_Listing_

━━━━━━━━

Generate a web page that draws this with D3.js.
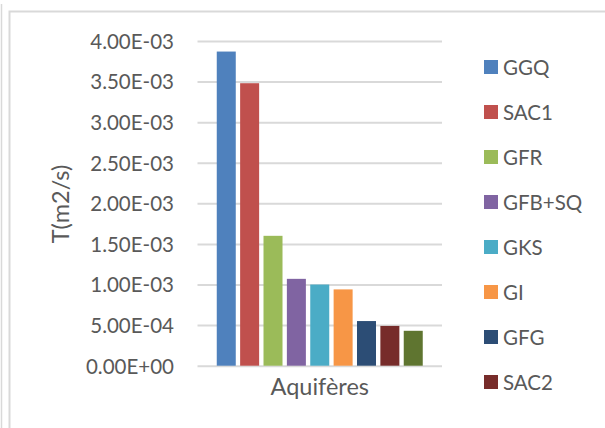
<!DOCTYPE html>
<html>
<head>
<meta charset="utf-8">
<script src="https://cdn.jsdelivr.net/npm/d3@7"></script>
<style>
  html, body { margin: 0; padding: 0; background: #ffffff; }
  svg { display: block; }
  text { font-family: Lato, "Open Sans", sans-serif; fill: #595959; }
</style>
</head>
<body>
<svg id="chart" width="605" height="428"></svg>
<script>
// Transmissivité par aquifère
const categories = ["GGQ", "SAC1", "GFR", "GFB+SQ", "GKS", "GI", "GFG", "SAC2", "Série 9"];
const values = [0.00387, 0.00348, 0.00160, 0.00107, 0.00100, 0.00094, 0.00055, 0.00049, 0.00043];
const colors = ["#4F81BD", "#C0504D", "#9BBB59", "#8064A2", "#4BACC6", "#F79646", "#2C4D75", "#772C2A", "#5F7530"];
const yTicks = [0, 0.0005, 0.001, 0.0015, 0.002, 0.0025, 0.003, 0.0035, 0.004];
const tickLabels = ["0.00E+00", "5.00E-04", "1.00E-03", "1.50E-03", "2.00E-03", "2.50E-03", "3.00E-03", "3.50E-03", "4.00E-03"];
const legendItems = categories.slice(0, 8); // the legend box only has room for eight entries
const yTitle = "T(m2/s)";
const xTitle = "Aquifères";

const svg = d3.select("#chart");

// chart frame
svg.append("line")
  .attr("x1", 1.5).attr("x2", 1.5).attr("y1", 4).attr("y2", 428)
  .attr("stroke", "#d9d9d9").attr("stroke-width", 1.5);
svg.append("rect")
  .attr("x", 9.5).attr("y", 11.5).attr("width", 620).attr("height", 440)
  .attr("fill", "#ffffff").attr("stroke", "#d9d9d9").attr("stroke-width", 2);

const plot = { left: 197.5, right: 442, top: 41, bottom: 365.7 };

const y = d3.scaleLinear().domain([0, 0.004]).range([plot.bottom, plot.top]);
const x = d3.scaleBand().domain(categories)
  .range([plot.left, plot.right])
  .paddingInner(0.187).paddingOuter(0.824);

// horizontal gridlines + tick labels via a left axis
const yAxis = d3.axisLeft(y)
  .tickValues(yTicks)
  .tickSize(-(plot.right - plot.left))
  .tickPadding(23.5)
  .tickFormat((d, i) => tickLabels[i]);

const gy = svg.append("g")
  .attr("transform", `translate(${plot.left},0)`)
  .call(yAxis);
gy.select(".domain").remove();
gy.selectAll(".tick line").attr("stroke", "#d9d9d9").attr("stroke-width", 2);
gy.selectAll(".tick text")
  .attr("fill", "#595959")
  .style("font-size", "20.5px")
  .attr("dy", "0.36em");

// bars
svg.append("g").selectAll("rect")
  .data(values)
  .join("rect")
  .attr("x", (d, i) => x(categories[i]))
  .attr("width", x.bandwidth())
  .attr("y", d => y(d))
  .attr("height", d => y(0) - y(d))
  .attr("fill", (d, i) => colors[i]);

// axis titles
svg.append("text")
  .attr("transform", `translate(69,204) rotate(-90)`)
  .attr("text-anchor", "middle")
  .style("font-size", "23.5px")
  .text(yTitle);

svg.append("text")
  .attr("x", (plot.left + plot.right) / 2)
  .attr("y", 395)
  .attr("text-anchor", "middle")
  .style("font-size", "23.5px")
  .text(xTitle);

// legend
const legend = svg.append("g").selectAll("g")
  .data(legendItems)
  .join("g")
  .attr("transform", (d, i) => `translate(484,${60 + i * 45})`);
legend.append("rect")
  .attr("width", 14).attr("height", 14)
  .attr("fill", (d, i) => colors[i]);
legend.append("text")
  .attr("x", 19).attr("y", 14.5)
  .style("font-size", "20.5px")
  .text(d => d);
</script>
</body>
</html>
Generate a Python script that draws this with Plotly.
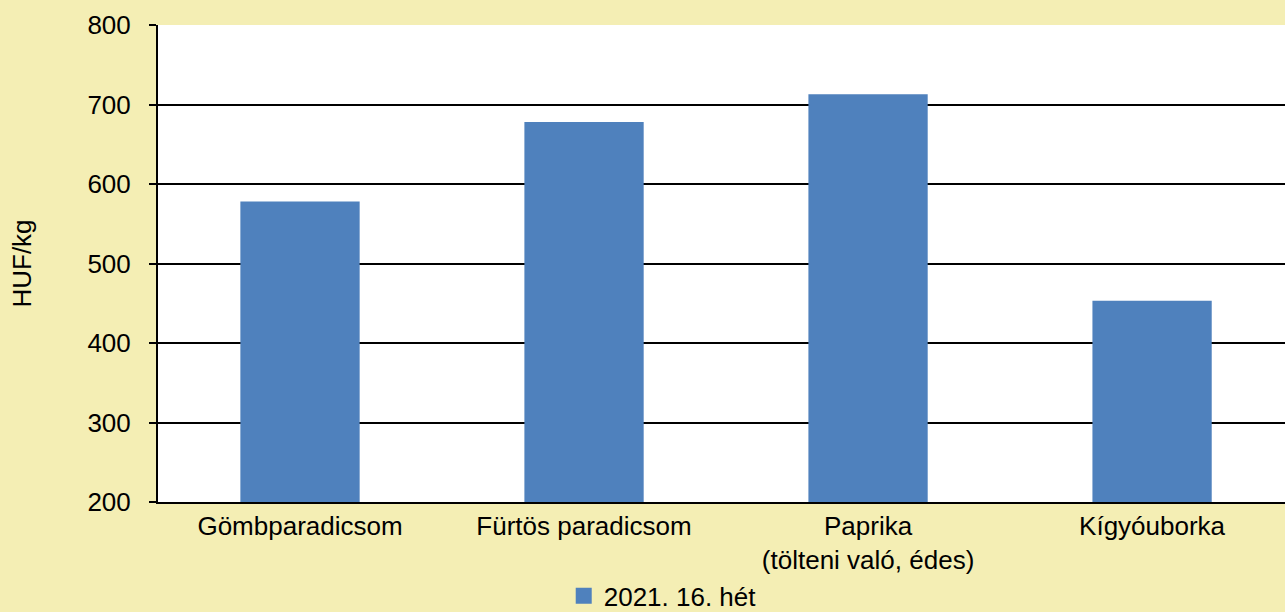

━━━━━━━━

_Exercise details_
Determine how many lines of this listing contain "script", and give only the number.

_Reply to the task_
4